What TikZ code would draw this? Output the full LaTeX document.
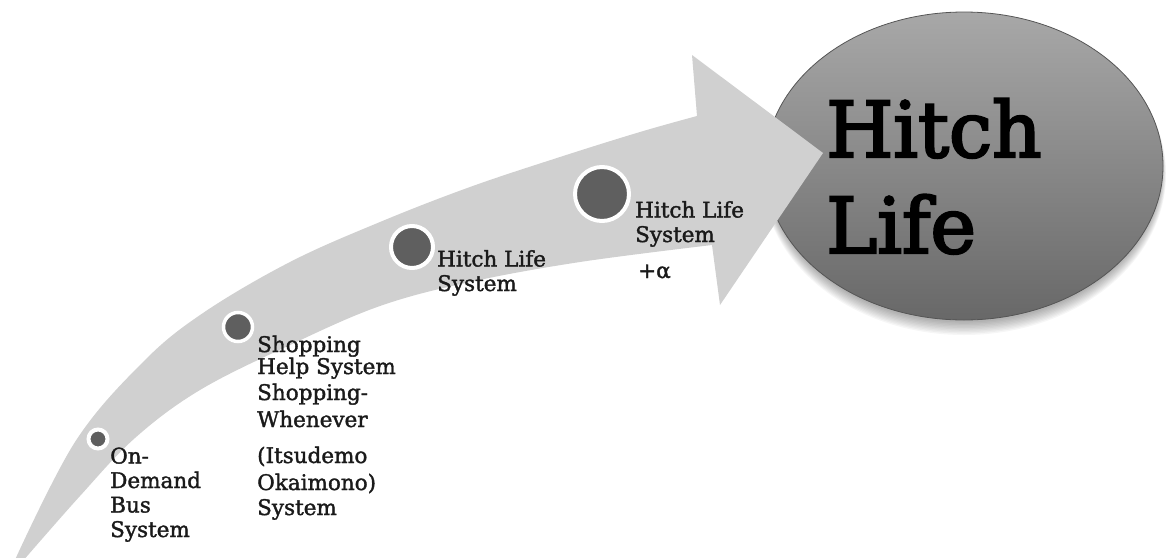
\documentclass[tikz,border=0pt]{standalone}
\usepackage{fontspec}
\setmainfont{DejaVu Serif}
\newfontfamily\stepfont{DejaVu Serif}[FakeBold=1.6]
\newfontfamily\goalfont{DejaVu Serif}[FakeBold=3]
\usetikzlibrary{shapes.geometric}
\definecolor{arrowgray}{HTML}{D0D0D0}
\definecolor{dotgray}{HTML}{5F5F5F}
\definecolor{ink}{HTML}{1A1A1A}
\definecolor{lifetop}{HTML}{A8A8A8}
\definecolor{lifebot}{HTML}{686868}
\definecolor{lifeedge}{HTML}{555555}
\begin{document}
\begin{tikzpicture}[x=1pt,y=-1pt,
  dot/.style={circle, fill=dotgray, draw=white, line width=4pt, inner sep=0pt},
  txt/.style={anchor=base west, align=left, inner sep=0pt, text=ink,
    font=\stepfont\fontsize{21.5}{24.5}\selectfont},
  goalshape/.style={ellipse, minimum width=398pt, minimum height=308pt,
    inner sep=0pt, top color=lifetop, bottom color=lifebot,
    draw=lifeedge, line width=0.8pt},
]
\useasboundingbox (0,0) rectangle (1166,557);

% soft shadow under the goal ellipse
\foreach \i in {1,...,10}
  \fill[black, opacity=0.035] (964,168+\i*0.6) ellipse [x radius=197+\i*0.5, y radius=153+\i*0.8];

% goal ellipse
\node[goalshape] (goal) at (964,166) {};

% the curved arrow
\fill[arrowgray]
  plot[smooth, tension=0.6] coordinates {(14,562) (75,442) (143,362) (203,313)
    (290,262) (380,222) (470,187) (560,157) (640,132) (697,116)}
  -- (692,55) -- (823,153) -- (720,305)
  -- plot[smooth, tension=0.6] coordinates {(712,245) (580,262) (470,282)
    (380,306) (290,345) (200,390) (135,438) (80,496) (22,562)}
  -- cycle;

% goal text (anchored at the baseline of its last line)
\node[anchor=base west, align=left, inner sep=0pt, text=black,
  font=\goalfont\fontsize{77}{96}\selectfont] (goaltext) at (826,253) {Hitch\\Life};

% steps along the arrow
\node[dot, minimum size=19pt] (c1) at (98,439) {};
\node[dot, minimum size=29pt, line width=3.5pt] (c2) at (238,327) {};
\node[dot, minimum size=42pt] (c3) at (412,247) {};
\node[dot, minimum size=54pt] (c4) at (602,194) {};

\node[txt] (od) at (110,537) {On-\\Demand\\Bus\\System};
\node[txt, font=\stepfont\fontsize{21.5}{22}\selectfont] (shop) at (257,515)
  {Shopping\\Help System\\[4pt]Shopping-\\[5pt]Whenever\\[14pt](Itsudemo\\[5pt]Okaimono)\\[3pt]System};
\node[txt] (hls1) at (437,291) {Hitch Life\\System};
\node[txt] (hls2) at (635,242) {Hitch Life\\System};
\node[txt] (plus) at (638,278) {+α};
\end{tikzpicture}
\end{document}
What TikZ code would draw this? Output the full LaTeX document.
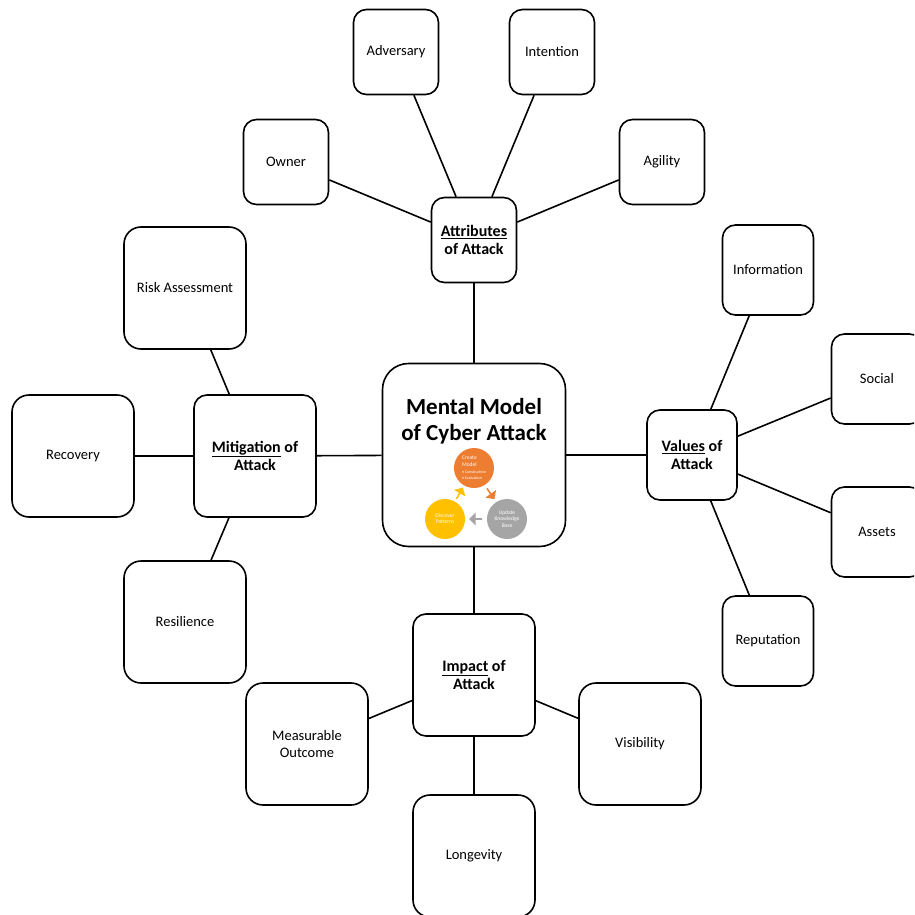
\documentclass[tikz,border=0pt]{standalone}
\usepackage{fontspec}
\setmainfont{Carlito}
\usetikzlibrary{shapes.arrows,calc}

\definecolor{cmorange}{HTML}{ED7D31}
\definecolor{cmyellow}{HTML}{FFC000}
\definecolor{cmgray}{HTML}{A5A5A5}

\tikzset{
  leaf/.style 2 args={draw, line width=1.6pt, rounded corners=13pt, minimum width=#1, minimum height=#2,
    inner sep=2pt, align=center, font=\fontsize{14.5}{16.5}\selectfont},
  hub/.style={leaf={#1}{#1}, font=\fontsize{16}{18.5}\selectfont\bfseries},
  link/.style={line width=1.6pt},
  stage/.style={circle, fill=#1, minimum size=40pt, inner sep=1pt, text=white, align=left,
    font=\fontsize{5.5}{6.2}\selectfont},
  turn/.style={single arrow, fill=#1, minimum height=13pt, minimum width=13pt, inner sep=0pt,
    single arrow head extend=1.5pt}
}

\begin{document}
\begin{tikzpicture}[x=1pt, y=-1pt]
  \clip (0,0) rectangle (914,915);

  % centre
  \node[leaf={183}{183}, rounded corners=26pt] (mental) at (474,455) {};
  \node[font=\fontsize{23}{26}\selectfont\bfseries, align=center] (title) at (474,421) {Mental Model\\of Cyber Attack};
  \node[stage=cmorange] (create) at (474,468) {Create\\Model\\[1pt]{\fontsize{4}{4.8}\selectfont\textbullet\ Construction}\\{\fontsize{4}{4.8}\selectfont\textbullet\ Evaluation}};
  \node[stage=cmyellow, align=center] (discover) at (445,519) {Discover\\Patterns};
  \node[stage=cmgray, align=center] (update) at (507,519) {Update\\Knowledge\\Base};
  \node[turn=cmorange, rotate=-55] (turnA) at ($(create)!0.5!(update)$) {};
  \node[turn=cmgray, rotate=180] (turnB) at ($(update)!0.5!(discover)$) {};
  \node[turn=cmyellow, rotate=60] (turnC) at ($(discover)!0.5!(create)$) {};

  % hubs
  \node[hub=85] (attr) at (474,240) {\underline{Attributes}\\of Attack};
  \node[hub=90] (values) at (692,455) {\underline{Values} of\\Attack};
  \node[hub=122] (mitig) at (255,456) {\underline{Mitigation} of\\Attack};
  \node[hub=122] (impact) at (474,675) {\underline{Impact} of\\Attack};

  % attributes
  \node[leaf={85}{85}] (adversary) at (396,52) {Adversary};
  \node[leaf={85}{85}] (intention) at (552,52) {Intention};
  \node[leaf={85}{85}] (owner) at (286,162) {Owner};
  \node[leaf={85}{85}] (agility) at (662,162) {Agility};

  % values
  \node[leaf={91}{90}] (information) at (768,270) {Information};
  \node[leaf={91}{90}] (social) at (877,379) {Social};
  \node[leaf={91}{90}] (assets) at (877,532) {Assets};
  \node[leaf={91}{90}] (reputation) at (768,641) {Reputation};

  % mitigation
  \node[leaf={122}{122}, rounded corners=17pt] (risk) at (185,288) {Risk Assessment};
  \node[leaf={122}{122}, rounded corners=17pt] (recovery) at (73,456) {Recovery};
  \node[leaf={122}{122}, rounded corners=17pt] (resilience) at (185,622) {Resilience};

  % impact
  \node[leaf={122}{122}, rounded corners=17pt] (measurable) at (307,744) {Measurable\\Outcome};
  \node[leaf={122}{122}, rounded corners=17pt] (visibility) at (640,744) {Visibility};
  \node[leaf={122}{122}, rounded corners=17pt] (longevity) at (474,856) {Longevity};

  \draw[link] (mental) -- (attr);
  \draw[link] (mental) -- (values);
  \draw[link] (mental) -- (mitig);
  \draw[link] (mental) -- (impact);
  \draw[link] (attr) -- (adversary);
  \draw[link] (attr) -- (intention);
  \draw[link] (attr) -- (owner);
  \draw[link] (attr) -- (agility);
  \draw[link] (values) -- (information);
  \draw[link] (values) -- (social);
  \draw[link] (values) -- (assets);
  \draw[link] (values) -- (reputation);
  \draw[link] (mitig) -- (risk);
  \draw[link] (mitig) -- (recovery);
  \draw[link] (mitig) -- (resilience);
  \draw[link] (impact) -- (measurable);
  \draw[link] (impact) -- (visibility);
  \draw[link] (impact) -- (longevity);
\end{tikzpicture}
\end{document}
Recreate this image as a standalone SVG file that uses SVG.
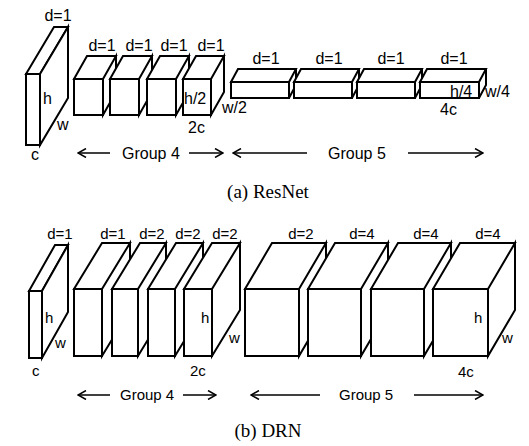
<svg xmlns="http://www.w3.org/2000/svg" width="529" height="446" viewBox="0 0 529 446">
<defs>
<style>
.b{fill:#fff;stroke:#000;stroke-width:2;stroke-linejoin:miter}
.t{font-family:"Liberation Sans",Arial,sans-serif;font-size:16px;fill:#000}
.s{font-size:15px}
.m{text-anchor:middle}
.cap{font-family:"Liberation Serif","Times New Roman",serif;font-size:19px;fill:#000;text-anchor:middle}
.ar{stroke:#000;stroke-width:1.5;fill:none;marker-end:url(#ah)}
</style>
<marker id="ah" viewBox="0 0 10 10" refX="9" refY="5" markerWidth="10" markerHeight="10" markerUnits="userSpaceOnUse" orient="auto">
<path d="M1,0.5 L9,5 L1,9.5" fill="none" stroke="#000" stroke-width="1.5"/>
</marker>
</defs>
<rect width="529" height="446" fill="#fff"/>

<!-- ResNet -->
<g id="resnet-input">
<path class="b" d="M26,74 L54,27 L68,27 L40,74 Z"/>
<path class="b" d="M40,74 L68,27 L68,98 L40,145 Z"/>
<rect class="b" x="26" y="74" width="14" height="71"/>
<text class="t m" x="58" y="21">d=1</text>
<text class="t" x="43" y="104">h</text>
<text class="t" x="57" y="130">w</text>
<text class="t" x="31" y="160">c</text>
</g>
<g id="resnet-g4">
<path class="b" d="M74,79 L87,56 L116,56 L103,79 Z M103,79 L116,56 L116,92 L103,115 Z"/>
<rect class="b" x="74" y="79" width="29" height="36"/>
<path class="b" d="M110,79 L123,56 L152,56 L139,79 Z M139,79 L152,56 L152,92 L139,115 Z"/>
<rect class="b" x="110" y="79" width="29" height="36"/>
<path class="b" d="M147,79 L160,56 L189,56 L176,79 Z M176,79 L189,56 L189,92 L176,115 Z"/>
<rect class="b" x="147" y="79" width="29" height="36"/>
<path class="b" d="M183,79 L196,56 L224,56 L211,79 Z M211,79 L224,56 L224,92 L211,115 Z"/>
<rect class="b" x="183" y="79" width="28" height="36"/>
<text class="t m" x="102" y="51">d=1</text>
<text class="t m" x="139" y="51">d=1</text>
<text class="t m" x="174" y="51">d=1</text>
<text class="t m" x="211" y="51">d=1</text>
<text class="t" x="184" y="104">h/2</text>
<text class="t" x="222" y="113">w/2</text>
<text class="t" x="188" y="133">2c</text>
</g>
<g id="resnet-g5">
<path class="b" d="M231,82 L238,69 L296,69 L289,82 Z M289,82 L296,69 L296,85 L289,98 Z"/>
<rect class="b" x="231" y="82" width="58" height="16"/>
<path class="b" d="M294,82 L301,69 L359,69 L352,82 Z M352,82 L359,69 L359,85 L352,98 Z"/>
<rect class="b" x="294" y="82" width="58" height="16"/>
<path class="b" d="M357,82 L364,69 L422,69 L415,82 Z M415,82 L422,69 L422,85 L415,98 Z"/>
<rect class="b" x="357" y="82" width="58" height="16"/>
<path class="b" d="M420,82 L427,69 L486,69 L479,82 Z M479,82 L486,69 L486,85 L479,98 Z"/>
<rect class="b" x="420" y="82" width="59" height="16"/>
<text class="t m" x="266" y="64">d=1</text>
<text class="t m" x="329" y="64">d=1</text>
<text class="t m" x="391" y="64">d=1</text>
<text class="t m" x="454" y="64">d=1</text>
<text class="t" x="450" y="97">h/4</text>
<text class="t" x="485" y="97">w/4</text>
<text class="t" x="440" y="115">4c</text>
</g>
<g id="resnet-groups">
<text class="t" x="122" y="159">Group 4</text>
<text class="t" x="328" y="159">Group 5</text>
</g>
<text class="cap" x="268" y="198">(a) ResNet</text>

<!-- DRN -->
<g id="drn-input">
<path class="b" d="M29,291 L55,245 L68,245 L42,291 Z"/>
<path class="b" d="M42,291 L68,245 L68,312 L42,358 Z"/>
<rect class="b" x="29" y="291" width="13" height="67"/>
<text class="t s m" x="60" y="239">d=1</text>
<text class="t s" x="45" y="323">h</text>
<text class="t s" x="55" y="348">w</text>
<text class="t s" x="32" y="376">c</text>
</g>
<g id="drn-g4">
<path class="b" d="M74,289 L102,243 L130,243 L102,289 Z M102,289 L130,243 L130,310 L102,356 Z"/>
<rect class="b" x="74" y="289" width="28" height="67"/>
<path class="b" d="M112,289 L140,243 L166,243 L138,289 Z M138,289 L166,243 L166,310 L138,356 Z"/>
<rect class="b" x="112" y="289" width="26" height="67"/>
<path class="b" d="M148,289 L176,243 L203,243 L175,289 Z M175,289 L203,243 L203,310 L175,356 Z"/>
<rect class="b" x="148" y="289" width="27" height="67"/>
<path class="b" d="M184,289 L212,243 L240,243 L212,289 Z M212,289 L240,243 L240,310 L212,356 Z"/>
<rect class="b" x="184" y="289" width="28" height="67"/>
<text class="t s m" x="113" y="239">d=1</text>
<text class="t s m" x="152" y="239">d=2</text>
<text class="t s m" x="188" y="239">d=2</text>
<text class="t s m" x="225" y="239">d=2</text>
<text class="t s" x="201" y="323">h</text>
<text class="t s" x="229" y="343">w</text>
<text class="t s" x="190" y="376">2c</text>
</g>
<g id="drn-g5">
<path class="b" d="M245,289 L272,243 L326,243 L299,289 Z M299,289 L326,243 L326,310 L299,356 Z"/>
<rect class="b" x="245" y="289" width="54" height="67"/>
<path class="b" d="M308,289 L335,243 L388,243 L361,289 Z M361,289 L388,243 L388,310 L361,356 Z"/>
<rect class="b" x="308" y="289" width="53" height="67"/>
<path class="b" d="M371,289 L398,243 L451,243 L424,289 Z M424,289 L451,243 L451,310 L424,356 Z"/>
<rect class="b" x="371" y="289" width="53" height="67"/>
<path class="b" d="M433,289 L460,243 L515,243 L488,289 Z M488,289 L515,243 L515,310 L488,356 Z"/>
<rect class="b" x="433" y="289" width="55" height="67"/>
<text class="t s m" x="301" y="239">d=2</text>
<text class="t s m" x="362" y="239">d=4</text>
<text class="t s m" x="426" y="239">d=4</text>
<text class="t s m" x="488" y="239">d=4</text>
<text class="t s" x="474" y="323">h</text>
<text class="t s" x="502" y="343">w</text>
<text class="t s" x="458" y="377">4c</text>
</g>
<g id="drn-groups">
<text class="t s" x="120" y="400">Group 4</text>
<text class="t s" x="339" y="400">Group 5</text>
</g>
<text class="cap" x="268" y="437">(b) DRN</text>

<g id="connectors">
<path class="ar" d="M110,153 H78"/>
<path class="ar" d="M189,153 H223"/>
<path class="ar" d="M307,153 H233"/>
<path class="ar" d="M408,153 H483"/>
<path class="ar" d="M110,395 H78"/>
<path class="ar" d="M183,395 H216"/>
<path class="ar" d="M320,395 H251"/>
<path class="ar" d="M414,395 H483"/>
</g>
</svg>
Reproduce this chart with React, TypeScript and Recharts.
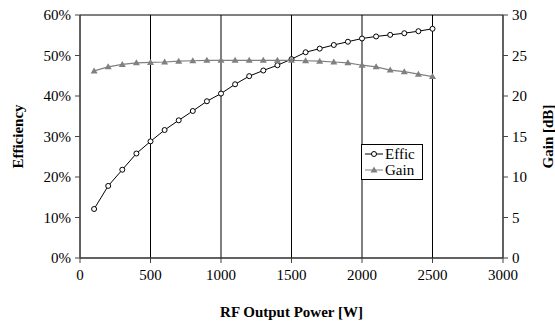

****************************************

» **WORK INSTRUCTIONS**:
Copy every line in the entries above that has the string "this" in it.

» **TASK ANSWER**:
What TikZ code would draw this? Output the full LaTeX document.
What TikZ code would draw this? Output the full LaTeX document.
Recreate this image as a standalone SVG file that uses SVG.
Reproduce this chart with React, TypeScript and Recharts.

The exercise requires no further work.